UK Member of Parliament murder, anonymity and social media ID checks

Following the death of MP Sir David Amess, MP for Leigh-on-Sea. There is now talk about the problem of online hate speech / online abuse of MPs , staff and other groups)

One of the things that will probably come out of this is the topic of Anonymity on line, as I put in my previous post, this needs to be maintained to protect activists etc. Laws could end up forcing social media to act on this issue.

If the fediverse could perhaps implement some sort of ID module that can be a plug in option for servers, so users on that server HAVE to prove who they are for example. This could be a welcome feature.

  1. I can verify myself by copying some text from my mastodon profile to a website so it is a clickable link, however due to the way WriteAs works some of the tag metadata ( I think ) is stripped ( I understand why this happens, it is not a bug it actually avoids other problems )

  2. Sign up id checks could be useful for some groups where knowing who everyone is , is important for the safety of other people both on and off line.

Helps professional people be on here and benefit from being here.

As the fediverse expands there may be groups that join where users should be verified, to maintain the integrity of the group and importantly the fediverse, a few possible examples.

Perhaps a University student group, who want to an Open way for students to join, so sign up , and say upload your student ID for example.

Maybe other groups such as naturist groups you have to be a member of some national naturist club to sign up or to attend sessions , So in the UK you would need to be part of British Naturism, in order to be able to sign up, Which of course would have it’s own ID card.

So there are quite a few examples of how this sort of system would be useful. But, these are positive use cases we can’t just think people are bad people, but it helps those who are ‘good’ people who have no problem with ID checks just sign up and be part of these communities.

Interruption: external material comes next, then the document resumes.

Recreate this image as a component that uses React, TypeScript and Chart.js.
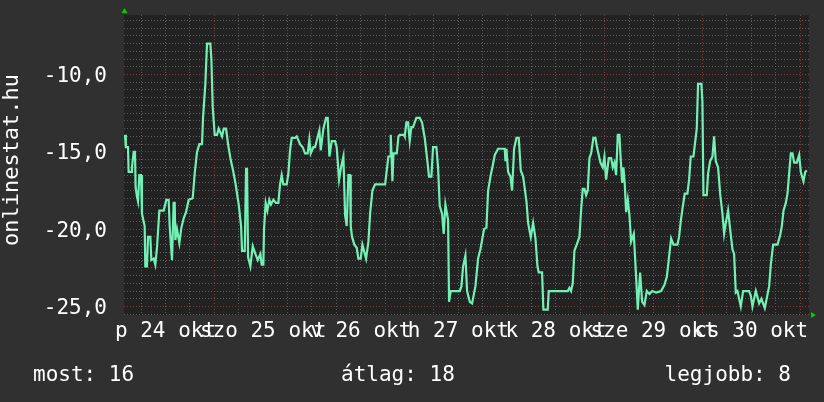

We also want to encourage groups to run their own servers, so this would simply be some sort of plug in module, and then form part of the terms and conditions, so don’t like it, you can’t join. It is NOT discrimination as that person can set their own instance up or join one where that is not a rule, but thanks to federation that group can also block other services that don’t implement these checks (or maybe warn users that is the case).

If this can be implemented simply it may avoid the issues I mentioned at or used as a replacement to verify people as users.

Doing this could also be a pre-emptive strike at a solution otherwise we will end up with something that is barely workable being forced on us.

Just a thought, and sorry for the long post.

Regards

Paul

First off and very direct:
I find the “Sir” David Amess debate very bizarre.
As a journalists I have researched Islamism and Daesh (IS) for a long time.
Daesh tries more and more to influence and misuse mentally instable/ill humans to use them as weapons. Amess was maybe a target cause of his Iran criticism or whatever, but:
This happens online the same way as offline (witnessed).
I do not understand what ‘this crime against humanity’ has to do with online-hate at all …
[am not an ukpol expert]

Just if other people do not know who MP Amess was:


What you describe is probably Decentralised Identifiers and I am super with you.
I want to emphasize that everyone can register methods, e.g. see the ORB method …
I want to mention again that such is also a MUST if ActivityPub would become an interoperable protocol within DSA/DMA (see DM, will update public DSA/DMA post soon).

Also, I want to emphasize that 1 user can have multiple DIDs and so it can do what you describe:

Sticking to your example, you make a “student”, a “naturist” and maybe an anonymous DID.
And so the user has full control which is also the idea of “euID”.
I am curious if the UK will support it …

So, this is technically the “ID module” which is recommended by W3C.
Anybody (not me) needs to convince the big player then …

However what you mention in (1) does sound like a bug to me:
It is not exactly “metadata”, it is about data you added and which describes a relation.
It is the rel="me" attribute in the link.
This one is explicitly added by the author to specify “I am also Bob at foo”
and if another rel="me" is found at the link target at ‘foo’ and is linking back then it is a mutual me link …


PS
sorry for the long post → not a valid reason for an excuse :slight_smile:

Thanks for this, yeah I am more thinking of more positive use cases for user ID verification. The government want this to deter people who abuse others from hiding behind anonymity

However this suggests everything is negative behaviour, where as to balance this there are more positive uses.

I think we should worry less about what the big players are doing , facebook are more interested in their Metaverse at the moment. And find ways as a network we can implement user ID the way that benefits us as a fediverse but also do what we do better.

It would be nice if I could get the mastodon verification to work so I can get a green tick. If I need to contact my instance owner and e-mail a copy of my ID this is fine.

If we can be seen to be pro-active, even if all instances don’t implement, then at least it looks good on us as a platform.